→ TASK DETAILS
Your task is to copy the listing exactly, with the pictures left out.

→ SUPPLIED INFORMATION
BEGIN
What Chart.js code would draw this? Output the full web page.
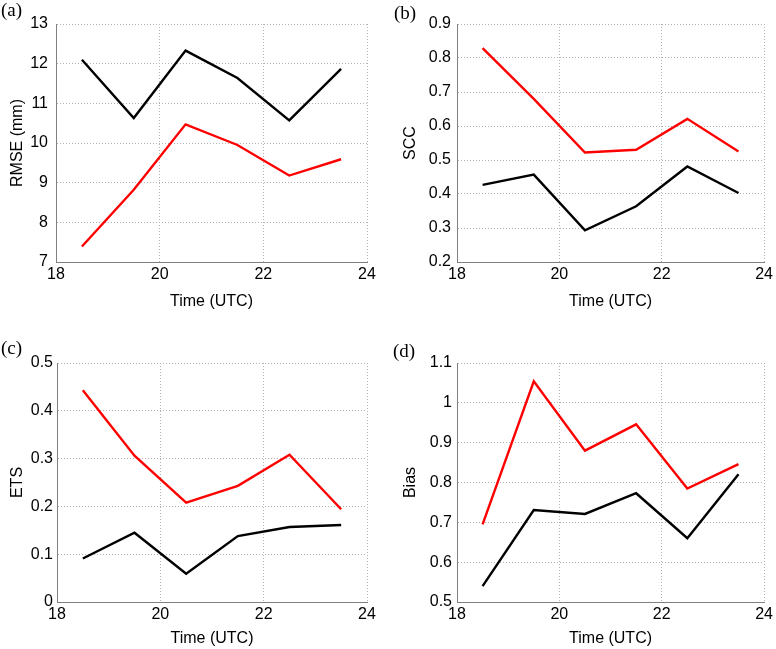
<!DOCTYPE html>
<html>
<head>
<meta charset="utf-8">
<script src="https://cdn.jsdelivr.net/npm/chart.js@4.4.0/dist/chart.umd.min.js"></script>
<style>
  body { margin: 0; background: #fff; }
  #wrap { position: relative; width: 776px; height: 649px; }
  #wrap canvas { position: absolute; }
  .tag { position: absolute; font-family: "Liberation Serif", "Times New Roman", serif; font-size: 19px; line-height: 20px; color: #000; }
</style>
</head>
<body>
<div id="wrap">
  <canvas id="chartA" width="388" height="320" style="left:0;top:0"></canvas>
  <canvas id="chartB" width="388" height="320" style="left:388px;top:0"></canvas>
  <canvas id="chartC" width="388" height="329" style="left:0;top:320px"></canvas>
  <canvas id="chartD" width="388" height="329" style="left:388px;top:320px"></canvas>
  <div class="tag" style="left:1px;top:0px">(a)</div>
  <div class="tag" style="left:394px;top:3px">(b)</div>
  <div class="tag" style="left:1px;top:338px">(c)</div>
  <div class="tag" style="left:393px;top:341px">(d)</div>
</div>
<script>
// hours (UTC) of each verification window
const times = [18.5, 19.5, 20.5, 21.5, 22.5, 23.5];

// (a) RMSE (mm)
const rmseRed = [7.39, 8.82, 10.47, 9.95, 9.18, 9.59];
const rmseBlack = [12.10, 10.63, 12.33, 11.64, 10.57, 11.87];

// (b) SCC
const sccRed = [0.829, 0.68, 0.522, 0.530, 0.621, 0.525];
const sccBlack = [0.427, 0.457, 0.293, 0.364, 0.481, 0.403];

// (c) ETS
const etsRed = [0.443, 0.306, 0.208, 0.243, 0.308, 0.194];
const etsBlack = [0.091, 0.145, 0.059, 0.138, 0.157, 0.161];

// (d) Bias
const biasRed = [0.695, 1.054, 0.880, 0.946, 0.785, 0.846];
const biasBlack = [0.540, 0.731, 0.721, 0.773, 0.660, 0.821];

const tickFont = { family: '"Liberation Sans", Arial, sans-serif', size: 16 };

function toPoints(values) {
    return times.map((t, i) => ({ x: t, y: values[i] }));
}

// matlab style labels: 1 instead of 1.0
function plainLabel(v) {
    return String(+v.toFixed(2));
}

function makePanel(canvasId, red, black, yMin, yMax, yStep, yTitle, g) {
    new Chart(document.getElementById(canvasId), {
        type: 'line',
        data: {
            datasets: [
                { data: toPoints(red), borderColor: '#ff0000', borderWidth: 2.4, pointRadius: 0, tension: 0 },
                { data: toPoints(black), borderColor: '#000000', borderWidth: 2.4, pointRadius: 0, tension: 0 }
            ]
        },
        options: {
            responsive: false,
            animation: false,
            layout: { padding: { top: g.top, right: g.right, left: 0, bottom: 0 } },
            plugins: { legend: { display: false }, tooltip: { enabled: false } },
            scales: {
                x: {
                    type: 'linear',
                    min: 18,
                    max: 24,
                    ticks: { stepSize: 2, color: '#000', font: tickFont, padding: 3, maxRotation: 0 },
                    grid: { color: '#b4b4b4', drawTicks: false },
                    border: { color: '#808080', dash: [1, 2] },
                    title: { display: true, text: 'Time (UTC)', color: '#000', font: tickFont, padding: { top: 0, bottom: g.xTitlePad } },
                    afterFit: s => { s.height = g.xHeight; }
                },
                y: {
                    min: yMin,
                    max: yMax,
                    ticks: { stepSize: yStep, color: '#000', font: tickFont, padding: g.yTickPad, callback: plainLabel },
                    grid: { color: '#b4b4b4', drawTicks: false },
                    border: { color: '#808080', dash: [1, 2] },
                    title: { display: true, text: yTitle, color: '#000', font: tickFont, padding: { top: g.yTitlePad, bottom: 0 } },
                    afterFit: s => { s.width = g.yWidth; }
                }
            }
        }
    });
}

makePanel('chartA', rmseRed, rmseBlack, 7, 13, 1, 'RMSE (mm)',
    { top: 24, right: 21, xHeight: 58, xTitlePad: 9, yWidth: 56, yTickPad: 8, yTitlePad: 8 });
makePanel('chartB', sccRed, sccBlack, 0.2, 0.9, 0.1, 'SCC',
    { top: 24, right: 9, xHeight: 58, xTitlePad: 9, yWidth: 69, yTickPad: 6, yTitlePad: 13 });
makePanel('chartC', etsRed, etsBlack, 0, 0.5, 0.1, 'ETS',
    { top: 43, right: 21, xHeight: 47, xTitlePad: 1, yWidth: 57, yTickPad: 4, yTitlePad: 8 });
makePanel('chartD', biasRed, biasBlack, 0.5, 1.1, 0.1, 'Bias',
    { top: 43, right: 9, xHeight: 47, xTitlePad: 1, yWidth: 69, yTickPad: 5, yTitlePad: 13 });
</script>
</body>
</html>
END
→ RESULT
What Chart.js code would draw this? Output the full web page.
<!DOCTYPE html>
<html>
<head>
<meta charset="utf-8">
<script src="https://cdn.jsdelivr.net/npm/chart.js@4.4.0/dist/chart.umd.min.js"></script>
<style>
  body { margin: 0; background: #fff; }
  #wrap { position: relative; width: 776px; height: 649px; }
  #wrap canvas { position: absolute; }
  .tag { position: absolute; font-family: "Liberation Serif", "Times New Roman", serif; font-size: 19px; line-height: 20px; color: #000; }
</style>
</head>
<body>
<div id="wrap">
  <canvas id="chartA" width="388" height="320" style="left:0;top:0"></canvas>
  <canvas id="chartB" width="388" height="320" style="left:388px;top:0"></canvas>
  <canvas id="chartC" width="388" height="329" style="left:0;top:320px"></canvas>
  <canvas id="chartD" width="388" height="329" style="left:388px;top:320px"></canvas>
  <div class="tag" style="left:1px;top:0px">(a)</div>
  <div class="tag" style="left:394px;top:3px">(b)</div>
  <div class="tag" style="left:1px;top:338px">(c)</div>
  <div class="tag" style="left:393px;top:341px">(d)</div>
</div>
<script>
// hours (UTC) of each verification window
const times = [18.5, 19.5, 20.5, 21.5, 22.5, 23.5];

// (a) RMSE (mm)
const rmseRed = [7.39, 8.82, 10.47, 9.95, 9.18, 9.59];
const rmseBlack = [12.10, 10.63, 12.33, 11.64, 10.57, 11.87];

// (b) SCC
const sccRed = [0.829, 0.68, 0.522, 0.530, 0.621, 0.525];
const sccBlack = [0.427, 0.457, 0.293, 0.364, 0.481, 0.403];

// (c) ETS
const etsRed = [0.443, 0.306, 0.208, 0.243, 0.308, 0.194];
const etsBlack = [0.091, 0.145, 0.059, 0.138, 0.157, 0.161];

// (d) Bias
const biasRed = [0.695, 1.054, 0.880, 0.946, 0.785, 0.846];
const biasBlack = [0.540, 0.731, 0.721, 0.773, 0.660, 0.821];

const tickFont = { family: '"Liberation Sans", Arial, sans-serif', size: 16 };

function toPoints(values) {
    return times.map((t, i) => ({ x: t, y: values[i] }));
}

// matlab style labels: 1 instead of 1.0
function plainLabel(v) {
    return String(+v.toFixed(2));
}

function makePanel(canvasId, red, black, yMin, yMax, yStep, yTitle, g) {
    new Chart(document.getElementById(canvasId), {
        type: 'line',
        data: {
            datasets: [
                { data: toPoints(red), borderColor: '#ff0000', borderWidth: 2.4, pointRadius: 0, tension: 0 },
                { data: toPoints(black), borderColor: '#000000', borderWidth: 2.4, pointRadius: 0, tension: 0 }
            ]
        },
        options: {
            responsive: false,
            animation: false,
            layout: { padding: { top: g.top, right: g.right, left: 0, bottom: 0 } },
            plugins: { legend: { display: false }, tooltip: { enabled: false } },
            scales: {
                x: {
                    type: 'linear',
                    min: 18,
                    max: 24,
                    ticks: { stepSize: 2, color: '#000', font: tickFont, padding: 3, maxRotation: 0 },
                    grid: { color: '#b4b4b4', drawTicks: false },
                    border: { color: '#808080', dash: [1, 2] },
                    title: { display: true, text: 'Time (UTC)', color: '#000', font: tickFont, padding: { top: 0, bottom: g.xTitlePad } },
                    afterFit: s => { s.height = g.xHeight; }
                },
                y: {
                    min: yMin,
                    max: yMax,
                    ticks: { stepSize: yStep, color: '#000', font: tickFont, padding: g.yTickPad, callback: plainLabel },
                    grid: { color: '#b4b4b4', drawTicks: false },
                    border: { color: '#808080', dash: [1, 2] },
                    title: { display: true, text: yTitle, color: '#000', font: tickFont, padding: { top: g.yTitlePad, bottom: 0 } },
                    afterFit: s => { s.width = g.yWidth; }
                }
            }
        }
    });
}

makePanel('chartA', rmseRed, rmseBlack, 7, 13, 1, 'RMSE (mm)',
    { top: 24, right: 21, xHeight: 58, xTitlePad: 9, yWidth: 56, yTickPad: 8, yTitlePad: 8 });
makePanel('chartB', sccRed, sccBlack, 0.2, 0.9, 0.1, 'SCC',
    { top: 24, right: 9, xHeight: 58, xTitlePad: 9, yWidth: 69, yTickPad: 6, yTitlePad: 13 });
makePanel('chartC', etsRed, etsBlack, 0, 0.5, 0.1, 'ETS',
    { top: 43, right: 21, xHeight: 47, xTitlePad: 1, yWidth: 57, yTickPad: 4, yTitlePad: 8 });
makePanel('chartD', biasRed, biasBlack, 0.5, 1.1, 0.1, 'Bias',
    { top: 43, right: 9, xHeight: 47, xTitlePad: 1, yWidth: 69, yTickPad: 5, yTitlePad: 13 });
</script>
</body>
</html>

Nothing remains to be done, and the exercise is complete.